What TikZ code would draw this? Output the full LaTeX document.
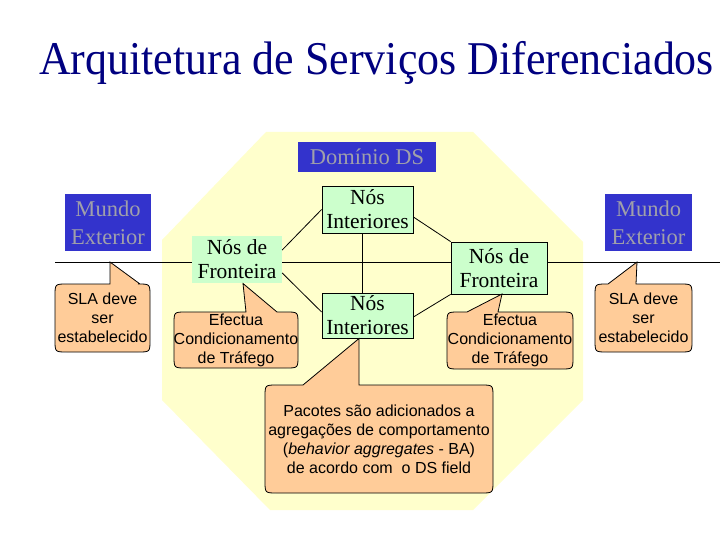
\documentclass[tikz,border=0pt]{standalone}
\usepackage{fontspec}
\setmainfont{Liberation Serif}
\newfontfamily\arialf{Liberation Sans}
\definecolor{titleblue}{RGB}{0,0,128}
\definecolor{octyellow}{RGB}{255,255,204}
\definecolor{nodegreen}{RGB}{204,255,204}
\definecolor{dsblue}{RGB}{51,51,204}
\definecolor{dsgray}{RGB}{160,160,170}
\definecolor{calloutorange}{RGB}{255,204,153}
\newcommand\mycallout[8]{%
  \draw[calloutshape] ({#1+12},#2) -- (#5,#2) -- (#7,#8) -- (#6,#2) -- ({#3-12},#2)
    .. controls (#3,#2) .. (#3,{#2+12}) -- (#3,{#4-12})
    .. controls (#3,#4) .. ({#3-12},#4) -- ({#1+12},#4)
    .. controls (#1,#4) .. (#1,{#4-12}) -- (#1,{#2+12})
    .. controls (#1,#2) .. ({#1+12},#2) -- cycle;}
\tikzset{
  serifnode/.style={font=\fontsize{21.5}{24}\selectfont, align=center, inner sep=0pt, fill=nodegreen},
  nodebox/.style={serifnode, draw=black, line width=0.8pt},
  bluebox/.style={fill=dsblue, text=dsgray, align=center, inner sep=0pt, font=\fontsize{22.5}{28}\selectfont},
  calloutshape/.style={fill=calloutorange, draw=black, line width=0.8pt},
  callouttext/.style={font=\arialf\fontsize{16}{19}\selectfont, align=center, inner sep=0pt},
  link/.style={draw=black, line width=0.8pt}
}
\begin{document}
\begin{tikzpicture}[x=1pt,y=-1pt]
\useasboundingbox (0,0) rectangle (720,540);
\fill[white] (0,0) rectangle (720,540);
% DS domain octagon
\fill[octyellow] (266,132) -- (473,132) -- (583,242) -- (583,400) -- (473,510) -- (270,510) -- (162,400) -- (162,240) -- cycle;
% title
\node[anchor=base west, text=titleblue, inner sep=0pt] (title) at (39,75)
  {\scalebox{0.935}[1]{\fontsize{47}{50}\selectfont Arquitetura de Serviços Diferenciados}};
% boxes
\node[bluebox, minimum width=138pt, minimum height=30pt] (dom) at (367,157) {Domínio DS};
\node[bluebox, minimum width=86pt, minimum height=57pt] (mundoL) at (108,222.5) {Mundo\\Exterior};
\node[bluebox, minimum width=87pt, minimum height=57pt] (mundoR) at (648.5,222.5) {Mundo\\Exterior};
% boundary line
\coordinate (lineL) at (55,262);
\coordinate (lineR) at (720,262);
\draw[link] (lineL) -- (lineR);
% nodes
\node[serifnode, minimum width=90pt, minimum height=47pt] (FL) at (237,259.5) {Nós de\\Fronteira};
\node[nodebox, minimum width=96pt, minimum height=52pt] (FR) at (499,268) {Nós de\\Fronteira};
\node[nodebox, minimum width=91pt, minimum height=47pt] (IT) at (367.5,209.5) {Nós\\Interiores};
\node[nodebox, minimum width=91pt, minimum height=45pt] (IB) at (367.5,315.5) {Nós\\Interiores};
% connectors
\draw[link] ([xshift=-5.5pt]IT.south) -- ([xshift=-5.5pt]IB.north);
\draw[link] ([yshift=9.5pt]FL.east) -- (IT.west);
\draw[link] ([yshift=-13.5pt]FL.east) -- ([yshift=3.5pt]IB.west);
\draw[link] ([yshift=-7.5pt]IT.east) -- (FR.north west);
\draw[link] ([yshift=-1.5pt]IB.east) -- (FR.south west);
% callouts
\mycallout{55}{284}{150}{352}{110}{140}{110}{262}
\node[callouttext] (slaL) at (102.5,318) {SLA deve\\ser\\estabelecido};
\mycallout{174}{312}{298}{368}{246}{277}{243}{283.5}
\node[callouttext] (condL) at (236,340) {Efectua\\Condicionamento\\de Tráfego};
\mycallout{447}{312}{573}{369}{467}{498}{502}{294}
\node[callouttext] (condR) at (510,340.5) {Efectua\\Condicionamento\\de Tráfego};
\mycallout{595}{284}{692}{352}{608}{636}{637}{262}
\node[callouttext] (slaR) at (643.5,318) {SLA deve\\ser\\estabelecido};
\mycallout{265}{385}{493}{493}{303}{359}{359}{338.5}
\node[callouttext] (pac) at (379,439.5) {Pacotes são adicionados a\\agregações de comportamento\\(\textit{behavior aggregates} - BA)\\de acordo com\ \ o DS field};
\end{tikzpicture}
\end{document}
● ● ●
> _Description of the task_
Reproduce the full listing above verbatim, with no pictures included.

> _Output for this task_
What TikZ code would draw this? Output the full LaTeX document.
\documentclass[tikz,border=0pt]{standalone}
\usepackage{fontspec}
\setmainfont{Liberation Serif}
\newfontfamily\arialf{Liberation Sans}
\definecolor{titleblue}{RGB}{0,0,128}
\definecolor{octyellow}{RGB}{255,255,204}
\definecolor{nodegreen}{RGB}{204,255,204}
\definecolor{dsblue}{RGB}{51,51,204}
\definecolor{dsgray}{RGB}{160,160,170}
\definecolor{calloutorange}{RGB}{255,204,153}
\newcommand\mycallout[8]{%
  \draw[calloutshape] ({#1+12},#2) -- (#5,#2) -- (#7,#8) -- (#6,#2) -- ({#3-12},#2)
    .. controls (#3,#2) .. (#3,{#2+12}) -- (#3,{#4-12})
    .. controls (#3,#4) .. ({#3-12},#4) -- ({#1+12},#4)
    .. controls (#1,#4) .. (#1,{#4-12}) -- (#1,{#2+12})
    .. controls (#1,#2) .. ({#1+12},#2) -- cycle;}
\tikzset{
  serifnode/.style={font=\fontsize{21.5}{24}\selectfont, align=center, inner sep=0pt, fill=nodegreen},
  nodebox/.style={serifnode, draw=black, line width=0.8pt},
  bluebox/.style={fill=dsblue, text=dsgray, align=center, inner sep=0pt, font=\fontsize{22.5}{28}\selectfont},
  calloutshape/.style={fill=calloutorange, draw=black, line width=0.8pt},
  callouttext/.style={font=\arialf\fontsize{16}{19}\selectfont, align=center, inner sep=0pt},
  link/.style={draw=black, line width=0.8pt}
}
\begin{document}
\begin{tikzpicture}[x=1pt,y=-1pt]
\useasboundingbox (0,0) rectangle (720,540);
\fill[white] (0,0) rectangle (720,540);
% DS domain octagon
\fill[octyellow] (266,132) -- (473,132) -- (583,242) -- (583,400) -- (473,510) -- (270,510) -- (162,400) -- (162,240) -- cycle;
% title
\node[anchor=base west, text=titleblue, inner sep=0pt] (title) at (39,75)
  {\scalebox{0.935}[1]{\fontsize{47}{50}\selectfont Arquitetura de Serviços Diferenciados}};
% boxes
\node[bluebox, minimum width=138pt, minimum height=30pt] (dom) at (367,157) {Domínio DS};
\node[bluebox, minimum width=86pt, minimum height=57pt] (mundoL) at (108,222.5) {Mundo\\Exterior};
\node[bluebox, minimum width=87pt, minimum height=57pt] (mundoR) at (648.5,222.5) {Mundo\\Exterior};
% boundary line
\coordinate (lineL) at (55,262);
\coordinate (lineR) at (720,262);
\draw[link] (lineL) -- (lineR);
% nodes
\node[serifnode, minimum width=90pt, minimum height=47pt] (FL) at (237,259.5) {Nós de\\Fronteira};
\node[nodebox, minimum width=96pt, minimum height=52pt] (FR) at (499,268) {Nós de\\Fronteira};
\node[nodebox, minimum width=91pt, minimum height=47pt] (IT) at (367.5,209.5) {Nós\\Interiores};
\node[nodebox, minimum width=91pt, minimum height=45pt] (IB) at (367.5,315.5) {Nós\\Interiores};
% connectors
\draw[link] ([xshift=-5.5pt]IT.south) -- ([xshift=-5.5pt]IB.north);
\draw[link] ([yshift=9.5pt]FL.east) -- (IT.west);
\draw[link] ([yshift=-13.5pt]FL.east) -- ([yshift=3.5pt]IB.west);
\draw[link] ([yshift=-7.5pt]IT.east) -- (FR.north west);
\draw[link] ([yshift=-1.5pt]IB.east) -- (FR.south west);
% callouts
\mycallout{55}{284}{150}{352}{110}{140}{110}{262}
\node[callouttext] (slaL) at (102.5,318) {SLA deve\\ser\\estabelecido};
\mycallout{174}{312}{298}{368}{246}{277}{243}{283.5}
\node[callouttext] (condL) at (236,340) {Efectua\\Condicionamento\\de Tráfego};
\mycallout{447}{312}{573}{369}{467}{498}{502}{294}
\node[callouttext] (condR) at (510,340.5) {Efectua\\Condicionamento\\de Tráfego};
\mycallout{595}{284}{692}{352}{608}{636}{637}{262}
\node[callouttext] (slaR) at (643.5,318) {SLA deve\\ser\\estabelecido};
\mycallout{265}{385}{493}{493}{303}{359}{359}{338.5}
\node[callouttext] (pac) at (379,439.5) {Pacotes são adicionados a\\agregações de comportamento\\(\textit{behavior aggregates} - BA)\\de acordo com\ \ o DS field};
\end{tikzpicture}
\end{document}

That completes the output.